Another historic structure, Daniel Burnham’s Union Station in Chicago, is faring much better. The Chicago Sun-Times reported on June 9 that the city is expected to give Jones Lang LaSalle a $58 million tax subsidy towards a planned $460 million renovation and expansion of the 1925-vintage, Beaux Arts railway building near the Sears Tower. Hilton is thought to be on board for a hotel at the complex, which will also include offices and residences and an 18-story addition to the station’s existing eight stories—true to Burnham’s original idea, the Sun-Times wrote.
Regular readers of this news digest might be suffering from a touch of Daniel Libeskind fatigue, but you’ve got to give the starchitect his due. His latest project could be an ultra-green skyscraper in lower Manhattan. Where? All that Libeskind told New York magazine on June 12 is that it’s “one of the iconic sites of New York City.
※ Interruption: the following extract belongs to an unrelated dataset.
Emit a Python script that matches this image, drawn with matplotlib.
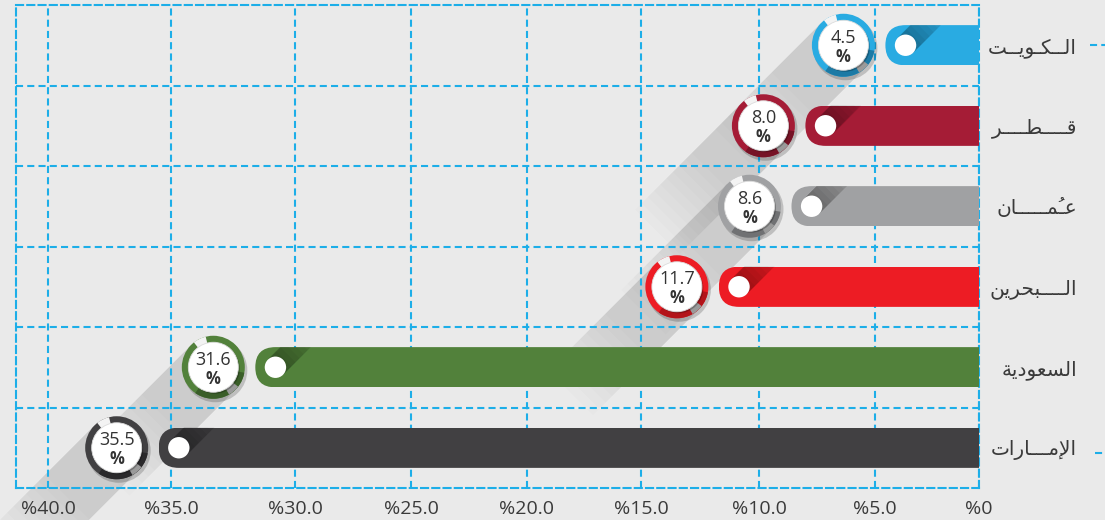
import numpy as np
import matplotlib
matplotlib.use("Agg")
import matplotlib.pyplot as plt
import matplotlib.transforms as mtransforms
from matplotlib.patches import Circle, Wedge, Polygon, FancyBboxPatch
from matplotlib.lines import Line2D
from matplotlib.ticker import NullLocator

plt.rcParams['font.family'] = ['Open Sans', 'DejaVu Sans']

# ---------------- data ----------------
countries = ["الــكـويــت", "قــــطــــر", "عُمـــــان", "الــــبحرين", "السعودية", "الإمـــارات"]
values = [4.5, 8.0, 8.6, 11.7, 31.6, 35.5]
value_labels = ["4.5", "8.0", "8.6", "11.7", "31.6", "35.5"]
tick_values = [0, 5, 10, 15, 20, 25, 30, 35, 40]
tick_labels = ["%0", "%5.0", "%10.0", "%15.0", "%20.0", "%25.0", "%30.0", "%35.0", "%40.0"]
bar_colors = ["#29abe2", "#a51c36", "#a0a1a3", "#ed1c24", "#52813b", "#414042"]
ring_dark = ["#1c7aa5", "#761326", "#707173", "#b3141a", "#3a5e29", "#2a292b"]

# the printed axis is not evenly spaced: distance (px) of each tick from the 0 line
axis_break_vals = [0, 5, 10, 15, 20, 25, 30, 35, 40, 60]
axis_break_dist = [0, 104, 220, 338, 452, 568, 684, 808, 931, 1423]

# ---------------- arabic shaping (matplotlib has no complex text layout) ----------------
_AR = {
    'ء': ('\uFE80',),
    'آ': ('\uFE81', '\uFE82'), 'أ': ('\uFE83', '\uFE84'), 'ؤ': ('\uFE85', '\uFE86'),
    'إ': ('\uFE87', '\uFE88'), 'ئ': ('\uFE89', '\uFE8A', '\uFE8B', '\uFE8C'),
    'ا': ('\uFE8D', '\uFE8E'), 'ب': ('\uFE8F', '\uFE90', '\uFE91', '\uFE92'),
    'ة': ('\uFE93', '\uFE94'), 'ت': ('\uFE95', '\uFE96', '\uFE97', '\uFE98'),
    'ث': ('\uFE99', '\uFE9A', '\uFE9B', '\uFE9C'), 'ج': ('\uFE9D', '\uFE9E', '\uFE9F', '\uFEA0'),
    'ح': ('\uFEA1', '\uFEA2', '\uFEA3', '\uFEA4'), 'خ': ('\uFEA5', '\uFEA6', '\uFEA7', '\uFEA8'),
    'د': ('\uFEA9', '\uFEAA'), 'ذ': ('\uFEAB', '\uFEAC'), 'ر': ('\uFEAD', '\uFEAE'),
    'ز': ('\uFEAF', '\uFEB0'), 'س': ('\uFEB1', '\uFEB2', '\uFEB3', '\uFEB4'),
    'ش': ('\uFEB5', '\uFEB6', '\uFEB7', '\uFEB8'), 'ص': ('\uFEB9', '\uFEBA', '\uFEBB', '\uFEBC'),
    'ض': ('\uFEBD', '\uFEBE', '\uFEBF', '\uFEC0'), 'ط': ('\uFEC1', '\uFEC2', '\uFEC3', '\uFEC4'),
    'ظ': ('\uFEC5', '\uFEC6', '\uFEC7', '\uFEC8'), 'ع': ('\uFEC9', '\uFECA', '\uFECB', '\uFECC'),
    'غ': ('\uFECD', '\uFECE', '\uFECF', '\uFED0'), 'ف': ('\uFED1', '\uFED2', '\uFED3', '\uFED4'),
    'ق': ('\uFED5', '\uFED6', '\uFED7', '\uFED8'), 'ك': ('\uFED9', '\uFEDA', '\uFEDB', '\uFEDC'),
    'ل': ('\uFEDD', '\uFEDE', '\uFEDF', '\uFEE0'), 'م': ('\uFEE1', '\uFEE2', '\uFEE3', '\uFEE4'),
    'ن': ('\uFEE5', '\uFEE6', '\uFEE7', '\uFEE8'), 'ه': ('\uFEE9', '\uFEEA', '\uFEEB', '\uFEEC'),
    'و': ('\uFEED', '\uFEEE'), 'ى': ('\uFEEF', '\uFEF0'),
    'ي': ('\uFEF1', '\uFEF2', '\uFEF3', '\uFEF4'),
    'ـ': ('\u0640',) * 4,
}
_LAMALEF = {'آ': ('\uFEF5', '\uFEF6'), 'أ': ('\uFEF7', '\uFEF8'),
            'إ': ('\uFEF9', '\uFEFA'), 'ا': ('\uFEFB', '\uFEFC')}
# harakat written on a kashida (medial presentation forms)
_MARK_MEDIAL = {'\u064E': '\uFE77', '\u064F': '\uFE79', '\u0650': '\uFE7B',
                '\u0651': '\uFE7D', '\u0652': '\uFE7F'}


def _is_mark(c):
    return '\u064B' <= c <= '\u0652' or c == '\u0670'


def shape_arabic(s):
    toks = []
    i = 0
    while i < len(s):
        c = s[i]
        if _is_mark(c):
            if toks:
                toks[-1][1] += c
            i += 1
            continue
        if c == 'ل':
            j, marks = i + 1, ''
            while j < len(s) and _is_mark(s[j]):
                marks += s[j]
                j += 1
            if j < len(s) and s[j] in _LAMALEF:
                toks.append([_LAMALEF[s[j]], marks])
                i = j + 1
                continue
        toks.append([_AR.get(c, (c,)), ''])
        i += 1
    out = []
    n = len(toks)
    for k, (forms, marks) in enumerate(toks):
        joins = len(forms) >= 2
        prev = k > 0 and len(toks[k - 1][0]) == 4 and joins
        nxt = len(forms) == 4 and k < n - 1 and len(toks[k + 1][0]) >= 2
        if prev and nxt:
            g = forms[3]
        elif prev:
            g = forms[1]
        elif nxt:
            g = forms[2]
        else:
            g = forms[0]
        if marks and nxt and all(m in _MARK_MEDIAL for m in marks):
            out.append(''.join(_MARK_MEDIAL[m] for m in marks) + g)
        else:
            out.append(g + marks)
    return ''.join(reversed(out))


# ---------------- figure ----------------
W, H = 1105, 520
fig = plt.figure(figsize=(W / 100, H / 100), dpi=100)
bg = '#eaeaea'
fig.patch.set_facecolor(bg)
ax = fig.add_axes([16 / W, 1 - 488 / H, 963 / W, 483 / H])
ax.set_facecolor(bg)


def _fwd(x):
    return np.interp(x, axis_break_vals, axis_break_dist)


def _inv(d):
    return np.interp(d, axis_break_dist, axis_break_vals)


ax.set_xscale('function', functions=(_fwd, _inv))
ax.set_xlim(41.3, 0)
ax.set_ylim(5.5, -0.5)

blue = '#1daee8'
dash = (0, (3.4, 2.0))
ax.set_axisbelow(True)
ax.set_xticks(tick_values, tick_labels)
ax.xaxis.set_minor_locator(NullLocator())
ax.set_yticks(range(len(countries)))
ax.set_yticklabels([shape_arabic(c) for c in countries], ha='right',
                   family=['DejaVu Sans'], fontsize=14.5, color='#3a3a3a')
ax.set_yticks(np.arange(0.5, len(countries) - 1, 1), minor=True)
ax.yaxis.tick_right()
ax.grid(True, axis='x', which='major', color=blue, lw=1.5, ls=dash)
ax.grid(True, axis='y', which='minor', color=blue, lw=1.5, ls=dash)
for sp in ax.spines.values():
    sp.set_color(blue)
    sp.set_linewidth(1.5)
    sp.set_linestyle(dash)
ax.tick_params(axis='x', length=0, pad=8.5, labelsize=14, labelcolor='#3a3a3a')
ax.tick_params(axis='y', which='both', length=0, pad=70.5)

PT = 72 / 100.0  # points per pixel


def pix(v, y, dx=0.0, dy=0.0):
    return mtransforms.Affine2D().translate(dx, dy) + \
        mtransforms.ScaledTranslation(v, y, ax.transData)


def band(t, cx, cy, ux, uy, half, length, color, alpha, z, clip=None, clip_on=True):
    px, py = -uy, ux
    pts = [(cx + px * half, cy + py * half),
           (cx - px * half, cy - py * half),
           (cx - px * half + ux * length, cy - py * half + uy * length),
           (cx + px * half + ux * length, cy + py * half + uy * length)]
    p = Polygon(pts, closed=True, transform=t, facecolor=color, edgecolor='none',
                alpha=alpha, zorder=z, clip_on=clip_on)
    ax.add_patch(p)
    if clip is not None:
        p.set_clip_path(clip)
    return p


bars = ax.barh(range(len(values)), values, height=0.5, color=bar_colors, zorder=3)

hh = 0.25 * 483 / 6.0      # half bar height in px
R_out, R_in = 31.5, 25.0
badge_dx = -42
r2 = np.sqrt(0.5)

for i, v in enumerate(values):
    t = pix(v, i)
    clip = FancyBboxPatch((0, -hh), 1400, 2 * hh,
                          boxstyle=f"round,pad=0,rounding_size={hh}", transform=t)
    bars[i].set_clip_path(clip)

    # inner diagonal shadow from the white dot (layered -> gradient)
    nl = 8
    for k in range(nl):
        band(t, hh, 0, r2, r2, 10.7, 12 + 40 * k / (nl - 1), 'black',
             0.33 / nl, 4, clip=clip)
    ax.add_patch(Circle((hh, 0), 10.7, transform=t, facecolor='white',
                        edgecolor='none', zorder=5))

    # badge
    tb = pix(v, i, badge_dx, 0)
    # long shadow (layered -> fades out)
    nl = 10
    for k in range(nl):
        band(tb, 0, 0, -r2, -r2, R_out, 70 + 80 * k / (nl - 1), 'black',
             0.13 / nl, 0.3, clip_on=False)
    ax.add_patch(Circle((2, -3), R_out + 0.5, transform=tb, facecolor='black',
                        alpha=0.18, edgecolor='none', zorder=5.5))
    ax.add_patch(Circle((0, 0), R_out, transform=tb, facecolor=bar_colors[i],
                        edgecolor='none', zorder=6))
    ax.add_patch(Wedge((0, 0), R_out, 235, 350, width=R_out - R_in + 1,
                       transform=tb, facecolor=ring_dark[i], edgecolor='none', zorder=6.1))
    ax.add_patch(Wedge((0, 0), R_out, 300, 322, width=R_out - R_in + 1,
                       transform=tb, facecolor='#9a9a9a', edgecolor='none', zorder=6.2))
    ax.add_patch(Wedge((0, 0), R_out, 104, 128, width=R_out - R_in + 1,
                       transform=tb, facecolor='#f3f3f3', edgecolor='none', zorder=6.2))
    ax.add_patch(Circle((1.5, -1.5), R_in, transform=tb, facecolor='black',
                        alpha=0.25, edgecolor='none', zorder=6.3))
    ax.add_patch(Circle((0, 0), R_in, transform=tb, facecolor='white',
                        edgecolor='#dcdcdc', lw=0.6, zorder=6.4))
    ax.annotate(value_labels[i], xy=(v, i), xytext=(badge_dx * PT, 2.5 * PT),
                textcoords='offset points', ha='center', va='baseline',
                fontsize=13, color='#333333', zorder=7)
    ax.annotate('%', xy=(v, i), xytext=(badge_dx * PT, -2.5 * PT),
                textcoords='offset points', ha='center', va='top',
                fontsize=12, fontweight='bold', color='#333333', zorder=7)

# small dashed leaders at the right margin
for y_px, x0 in [(H - 45, 1090), (H - 453, 1095)]:
    fig.add_artist(Line2D([x0, W], [y_px, y_px], transform=mtransforms.IdentityTransform(),
                          color=blue, lw=1.5, ls=dash))

fig.savefig('out.png', dpi=100, facecolor=bg)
I guarantee you’ll see the Statue of Liberty from there.” Just a guess, but perhaps it’s the World Trade Center site. The answer could come as soon as today, Libeskind said. Stay tuned.
Not yet starchitect-fatigued by Libeskind? Well, here’s an item about Frank Gehry—whose patience is apparently wearing thin with Forest City Ratner, developer of the massive Grand Avenue project across the street from his Disney Concert Hall in Los Angeles. Although the project is shaping up to be “a dramatic architectural presence in its own right,” the L.A. Times reported on June 12 that Gehry has “clashed repeatedly and sometimes bitterly” with Forest City and might not return for Grand Avenue’s later phases. Already, his firm relinquished some control over the project to HKS, which will prepare the construction documents for phase I.